Whether it's the old Hollywood movies or the romanticism of taking the scenic route, something about trains brings up nostalgia, especially around the holidays. Think holiday train rides with hot chocolate and visits from Santa. And from going to see elaborate train displays in shop windows to growing up with a toy train circling the base of your Christmas tree, miniature trains are a national holiday tradition-one which started over 100 years ago. 

 

While real trains go back to the beginning of the industrial revolution in the 1800s, the first model wooden and metal trains weren't made until the 1860s-in Europe. This evolved into cast-iron and wind-up trains around twenty years later.

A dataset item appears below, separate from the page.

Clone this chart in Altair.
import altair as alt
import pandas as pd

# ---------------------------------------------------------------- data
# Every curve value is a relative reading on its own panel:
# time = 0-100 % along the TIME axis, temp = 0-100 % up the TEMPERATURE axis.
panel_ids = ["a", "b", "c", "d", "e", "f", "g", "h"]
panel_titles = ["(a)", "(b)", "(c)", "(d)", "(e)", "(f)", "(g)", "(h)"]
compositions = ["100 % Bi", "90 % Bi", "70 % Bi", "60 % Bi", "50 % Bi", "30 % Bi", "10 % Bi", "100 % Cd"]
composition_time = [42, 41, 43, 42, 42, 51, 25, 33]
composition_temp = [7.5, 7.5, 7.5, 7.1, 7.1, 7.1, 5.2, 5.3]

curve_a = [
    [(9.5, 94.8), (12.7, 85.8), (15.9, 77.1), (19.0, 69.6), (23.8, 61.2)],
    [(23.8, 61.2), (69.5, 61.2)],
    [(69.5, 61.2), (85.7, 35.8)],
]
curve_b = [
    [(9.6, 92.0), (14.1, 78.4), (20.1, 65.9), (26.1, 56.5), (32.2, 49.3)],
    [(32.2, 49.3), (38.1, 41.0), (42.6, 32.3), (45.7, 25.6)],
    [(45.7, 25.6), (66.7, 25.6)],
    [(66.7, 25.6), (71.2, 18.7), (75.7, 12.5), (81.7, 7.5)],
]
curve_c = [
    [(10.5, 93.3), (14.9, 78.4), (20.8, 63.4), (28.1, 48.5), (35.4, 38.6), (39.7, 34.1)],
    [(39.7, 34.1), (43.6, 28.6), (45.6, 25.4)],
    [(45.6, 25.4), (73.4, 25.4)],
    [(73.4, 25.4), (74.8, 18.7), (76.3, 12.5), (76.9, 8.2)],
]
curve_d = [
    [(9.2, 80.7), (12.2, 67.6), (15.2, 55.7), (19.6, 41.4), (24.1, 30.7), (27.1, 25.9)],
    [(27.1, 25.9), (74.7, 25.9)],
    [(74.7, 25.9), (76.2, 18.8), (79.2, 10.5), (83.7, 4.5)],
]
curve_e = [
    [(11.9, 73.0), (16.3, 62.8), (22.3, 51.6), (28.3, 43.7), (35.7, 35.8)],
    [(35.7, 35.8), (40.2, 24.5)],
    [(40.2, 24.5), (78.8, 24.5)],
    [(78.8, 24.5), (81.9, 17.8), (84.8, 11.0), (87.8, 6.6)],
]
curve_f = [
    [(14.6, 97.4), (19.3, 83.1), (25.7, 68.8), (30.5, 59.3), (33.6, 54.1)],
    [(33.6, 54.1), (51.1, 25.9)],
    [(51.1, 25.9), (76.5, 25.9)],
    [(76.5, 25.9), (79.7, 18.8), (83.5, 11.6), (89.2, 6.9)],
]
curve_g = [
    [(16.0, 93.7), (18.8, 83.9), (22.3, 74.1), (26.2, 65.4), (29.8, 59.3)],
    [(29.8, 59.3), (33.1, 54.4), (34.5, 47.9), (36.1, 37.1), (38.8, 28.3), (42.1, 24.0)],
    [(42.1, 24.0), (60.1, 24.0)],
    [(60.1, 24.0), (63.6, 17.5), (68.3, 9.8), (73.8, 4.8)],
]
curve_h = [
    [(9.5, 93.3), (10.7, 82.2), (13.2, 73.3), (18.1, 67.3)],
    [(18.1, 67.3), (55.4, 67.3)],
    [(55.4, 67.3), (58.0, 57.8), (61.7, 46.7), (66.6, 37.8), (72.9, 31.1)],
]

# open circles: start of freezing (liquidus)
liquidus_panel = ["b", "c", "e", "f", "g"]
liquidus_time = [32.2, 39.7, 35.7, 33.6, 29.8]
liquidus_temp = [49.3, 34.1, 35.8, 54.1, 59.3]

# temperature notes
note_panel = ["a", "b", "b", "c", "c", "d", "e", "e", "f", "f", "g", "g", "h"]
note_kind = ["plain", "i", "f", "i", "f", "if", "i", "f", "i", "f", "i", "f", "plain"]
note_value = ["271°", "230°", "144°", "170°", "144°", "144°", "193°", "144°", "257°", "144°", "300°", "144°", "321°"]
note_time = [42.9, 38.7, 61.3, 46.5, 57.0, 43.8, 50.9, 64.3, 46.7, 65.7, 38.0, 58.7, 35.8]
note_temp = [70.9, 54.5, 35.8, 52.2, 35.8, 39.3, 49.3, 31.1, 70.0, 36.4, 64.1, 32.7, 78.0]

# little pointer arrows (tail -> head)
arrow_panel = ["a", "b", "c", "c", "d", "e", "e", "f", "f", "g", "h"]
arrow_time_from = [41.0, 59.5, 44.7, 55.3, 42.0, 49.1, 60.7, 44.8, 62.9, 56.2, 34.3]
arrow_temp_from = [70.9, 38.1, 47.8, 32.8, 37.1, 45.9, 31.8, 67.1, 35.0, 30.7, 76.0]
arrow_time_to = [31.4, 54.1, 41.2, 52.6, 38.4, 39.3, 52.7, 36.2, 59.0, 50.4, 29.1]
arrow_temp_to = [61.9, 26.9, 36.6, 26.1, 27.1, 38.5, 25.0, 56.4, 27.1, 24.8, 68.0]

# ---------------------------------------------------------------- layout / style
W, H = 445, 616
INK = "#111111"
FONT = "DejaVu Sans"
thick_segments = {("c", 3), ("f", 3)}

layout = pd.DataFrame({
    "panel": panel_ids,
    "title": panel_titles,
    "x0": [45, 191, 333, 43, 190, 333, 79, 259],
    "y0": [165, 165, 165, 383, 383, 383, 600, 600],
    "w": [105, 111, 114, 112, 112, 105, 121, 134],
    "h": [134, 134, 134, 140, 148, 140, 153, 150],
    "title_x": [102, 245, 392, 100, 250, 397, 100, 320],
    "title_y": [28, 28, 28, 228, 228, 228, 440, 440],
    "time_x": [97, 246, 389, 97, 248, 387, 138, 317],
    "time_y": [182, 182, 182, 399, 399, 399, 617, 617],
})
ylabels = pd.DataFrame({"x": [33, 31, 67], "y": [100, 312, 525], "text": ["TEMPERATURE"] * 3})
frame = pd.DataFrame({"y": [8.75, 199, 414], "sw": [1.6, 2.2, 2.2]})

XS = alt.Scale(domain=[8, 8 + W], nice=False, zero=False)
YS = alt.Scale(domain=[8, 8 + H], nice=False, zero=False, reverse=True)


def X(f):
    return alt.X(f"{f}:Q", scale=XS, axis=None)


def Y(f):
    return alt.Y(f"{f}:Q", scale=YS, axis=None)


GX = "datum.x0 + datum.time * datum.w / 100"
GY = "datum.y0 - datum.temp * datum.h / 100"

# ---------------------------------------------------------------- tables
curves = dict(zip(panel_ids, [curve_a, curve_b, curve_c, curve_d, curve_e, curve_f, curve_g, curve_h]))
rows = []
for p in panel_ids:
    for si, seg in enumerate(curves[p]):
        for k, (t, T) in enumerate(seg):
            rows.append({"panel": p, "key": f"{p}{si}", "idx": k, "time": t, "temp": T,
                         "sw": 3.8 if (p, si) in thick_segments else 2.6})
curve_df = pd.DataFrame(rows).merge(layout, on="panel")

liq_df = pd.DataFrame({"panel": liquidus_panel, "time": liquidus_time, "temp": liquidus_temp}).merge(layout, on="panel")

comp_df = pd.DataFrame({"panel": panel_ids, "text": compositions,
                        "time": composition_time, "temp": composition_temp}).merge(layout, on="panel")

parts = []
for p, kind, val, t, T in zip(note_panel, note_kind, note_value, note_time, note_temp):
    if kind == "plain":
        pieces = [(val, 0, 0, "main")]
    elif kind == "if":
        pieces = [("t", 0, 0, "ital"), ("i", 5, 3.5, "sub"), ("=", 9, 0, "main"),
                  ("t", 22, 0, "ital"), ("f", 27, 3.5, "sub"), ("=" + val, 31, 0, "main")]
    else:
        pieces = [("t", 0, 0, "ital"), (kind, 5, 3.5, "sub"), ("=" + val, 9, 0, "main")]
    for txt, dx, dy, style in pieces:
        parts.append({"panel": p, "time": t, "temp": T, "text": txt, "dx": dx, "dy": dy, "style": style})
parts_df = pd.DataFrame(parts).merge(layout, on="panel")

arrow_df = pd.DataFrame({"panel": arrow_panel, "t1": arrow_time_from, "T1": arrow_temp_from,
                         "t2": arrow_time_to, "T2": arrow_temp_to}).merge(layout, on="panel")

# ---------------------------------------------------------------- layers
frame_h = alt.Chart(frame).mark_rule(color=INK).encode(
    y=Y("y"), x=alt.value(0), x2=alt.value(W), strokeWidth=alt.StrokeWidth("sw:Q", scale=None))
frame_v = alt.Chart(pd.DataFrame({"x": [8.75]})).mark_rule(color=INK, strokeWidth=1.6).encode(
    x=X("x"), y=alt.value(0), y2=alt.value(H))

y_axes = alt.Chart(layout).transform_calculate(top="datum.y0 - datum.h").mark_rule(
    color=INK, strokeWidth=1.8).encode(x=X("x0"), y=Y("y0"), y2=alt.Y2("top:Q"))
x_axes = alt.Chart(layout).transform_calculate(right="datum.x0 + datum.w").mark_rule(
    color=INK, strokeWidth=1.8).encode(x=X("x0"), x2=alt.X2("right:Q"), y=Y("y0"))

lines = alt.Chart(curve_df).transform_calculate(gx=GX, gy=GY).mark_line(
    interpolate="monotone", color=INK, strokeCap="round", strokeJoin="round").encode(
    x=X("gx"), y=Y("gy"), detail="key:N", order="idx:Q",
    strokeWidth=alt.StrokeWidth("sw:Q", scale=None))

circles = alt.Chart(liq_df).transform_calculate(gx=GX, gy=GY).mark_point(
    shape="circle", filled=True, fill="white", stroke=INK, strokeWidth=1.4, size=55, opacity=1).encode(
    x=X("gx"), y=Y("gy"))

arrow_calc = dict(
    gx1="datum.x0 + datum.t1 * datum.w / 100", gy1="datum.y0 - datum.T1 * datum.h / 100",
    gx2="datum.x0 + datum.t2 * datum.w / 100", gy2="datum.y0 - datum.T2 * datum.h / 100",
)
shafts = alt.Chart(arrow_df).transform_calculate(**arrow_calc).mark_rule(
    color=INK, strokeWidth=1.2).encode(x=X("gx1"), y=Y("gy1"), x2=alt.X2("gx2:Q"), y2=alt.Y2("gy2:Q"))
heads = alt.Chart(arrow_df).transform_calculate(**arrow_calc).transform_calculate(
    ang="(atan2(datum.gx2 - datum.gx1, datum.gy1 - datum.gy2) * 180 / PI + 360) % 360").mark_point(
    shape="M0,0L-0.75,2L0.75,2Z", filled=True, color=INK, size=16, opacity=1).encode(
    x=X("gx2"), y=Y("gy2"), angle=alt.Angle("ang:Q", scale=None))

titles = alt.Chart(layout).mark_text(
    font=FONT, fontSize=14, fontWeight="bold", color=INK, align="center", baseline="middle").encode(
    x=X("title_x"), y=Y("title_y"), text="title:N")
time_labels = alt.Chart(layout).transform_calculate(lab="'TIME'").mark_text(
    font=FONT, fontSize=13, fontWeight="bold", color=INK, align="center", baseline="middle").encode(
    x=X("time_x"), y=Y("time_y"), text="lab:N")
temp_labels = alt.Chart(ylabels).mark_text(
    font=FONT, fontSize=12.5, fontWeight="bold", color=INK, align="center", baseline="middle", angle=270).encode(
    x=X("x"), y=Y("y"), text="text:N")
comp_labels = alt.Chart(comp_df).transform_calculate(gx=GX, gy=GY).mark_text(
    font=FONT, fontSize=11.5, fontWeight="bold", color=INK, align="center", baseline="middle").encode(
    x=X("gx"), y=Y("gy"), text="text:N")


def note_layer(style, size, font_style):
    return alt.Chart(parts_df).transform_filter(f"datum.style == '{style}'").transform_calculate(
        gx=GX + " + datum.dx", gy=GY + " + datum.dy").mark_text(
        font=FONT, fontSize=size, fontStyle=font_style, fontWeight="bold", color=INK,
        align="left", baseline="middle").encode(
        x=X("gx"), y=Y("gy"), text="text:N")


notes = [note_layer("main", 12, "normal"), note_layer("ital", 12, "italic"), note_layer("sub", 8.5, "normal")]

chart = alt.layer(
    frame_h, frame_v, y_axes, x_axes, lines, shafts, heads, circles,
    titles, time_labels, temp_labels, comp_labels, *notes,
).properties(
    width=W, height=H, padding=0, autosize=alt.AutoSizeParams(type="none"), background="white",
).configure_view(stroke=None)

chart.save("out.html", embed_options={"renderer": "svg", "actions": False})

And finally, in 1901, inventor Joshua Lionel Cowen made the first electric train and introduced it to the world through his company, Lionel. To this day, Lionel is the gold standard of toy trains. Except now, trains like this Hogwarts Express have remote controls, puffing smoke and all the horns, whistles and bells you could want.

 

By the 1950s (16 years after Model Railroader Magazine began), seemingly every boy had a train set. Not only did model trains happen to circle Christmas trees in an almost too-perfect way, but they were also a natural development of the decades-long holiday tradition of building miniature scenes beneath the tree. Today, you can even have the North Pole Central train itself beneath your tree. And although it's got LED lights, opening doors, Bluetooth controls and an app, you can easily pretend it's just for the kids. 

 

Even though it's long after America's automotive revolution, and boys aren't getting model trains as gifts en masse, trains are still a magical part of the holidays and holidays classics like the 1985 children's book, Polar Express. And of course, you can have your very own miniature version of the train that made a Santa skeptic into a believer chugging around your Christmas tree this year.